The pound's battering continued last week, after Darling, in an Aug. 30 interview with the Guardian newspaper, said Britain faces ``arguably the worst'' slump in more than 60 years. While Darling said the next day his comments had been misinterpreted, and that he had been referring to the global economy, Hans-Guenter Redeker, the London-based global head of currency strategy at BNP Paribas SA, took him at his word.
``There is no relief out there,'' said Redeker, whose firm was the most accurate forecaster in a 2007 Bloomberg survey. ``A part of the government is giving up hope of this economy doing better in the next couple of years. That tells us a lot.'' The pound will weaken another 2.6 percent by year-end to $1.72, according to BNP Paribas.
Stalling Growth
The U.K.'s longest expansion in more than a century stalled in the second quarter as the economy posted zero growth. House prices fell in August at the fastest annual pace in at least 25 years, HBOS Plc, the nation's biggest mortgage lender, said Sept. 4. The economy will grow 1.4 percent this year and 0.9 percent in 2009, down from 3 percent last year, according to the median of 29 economists' forecasts compiled by Bloomberg.
Until June, the U.K. had clocked up 63 straight quarters of growth as soaring property values fueled consumer spending, propelling former Prime Minister Tony Blair's Labour Party to three election victories. That imploded as credit markets seized up amid the U.S. subprime-mortgage crisis, leading to the first run on a British bank in more than a century when Northern Rock Plc collapsed. Prime Minister Gordon Brown, formerly Chancellor under Blair, nationalized Northern Rock in February.
`Looks Expensive'
``The past weeks and months you have clearly seen the deterioration in growth in the U.K,'' said Andrew Balls, an executive vice president and member of the investment committee of Newport, California-based Pacific Investment Management Co., which oversees almost $830 billion. ``The pound still looks expensive.''
Traders have amassed a net 47,285 futures contracts betting on a pound decline, data from the Commodity Futures Trading Commission in Washington showed on Sept. 5. That's the most since at least 1992 and compares with 1,460 wagers on a stronger pound at the end of July.

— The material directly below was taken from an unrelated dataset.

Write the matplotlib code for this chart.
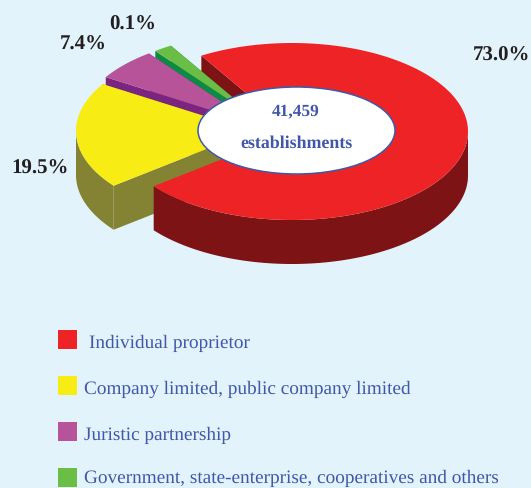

So quickly has the pound slumped, some technical indicators used to predict changes in direction are signaling a rebound is in the cards.
`Fallen Too Far'
Trading envelopes, which measure how far from the mean a price has strayed, show the pound's decline is more than double the typical changes versus the dollar in the past 20 days. The pound's 14-day relative strength index against the dollar averaged 13 last week, below the level of 30 that signals an imminent gain. The last time the index averaged below 20 was in the week ended March 8, 1985. The pound strengthened 21 percent versus the dollar in the following six weeks.
``For the moment sterling has arguably fallen too far compared to current rate expectation,'' said Michael Metcalfe, the London-based head of macro strategy at State Street Global Markets, which has $14 trillion under custody.
Traders have increased bets the Bank of England will cut interest rates. A Credit Suisse Group index of probability derived from overnight indexed swap rates showed 30 percent odds of a 25 basis-point reduction in the main U.K. lending rate at the Oct. 9 meeting. As recently as July 23, they showed 28 percent odds of an increase. The central bank left its key rate at 5 percent last week.
``Outside of the U.S., the U.K. is where you've seen the most acute impact of the credit crunch on the real economy,'' said Adam Boyton, a senior strategist in New York at Deutsche Bank AG, the biggest currency trader in 2007, according to Euromoney Institutional Investor Plc.
A decline in the U.K. currency to $1.50 by July 2009 is a ``fairly reasonable'' possibility, said Taylor at FX Concepts. Against the euro, the pound may be overvalued by between 5 percent and 10 percent, he said.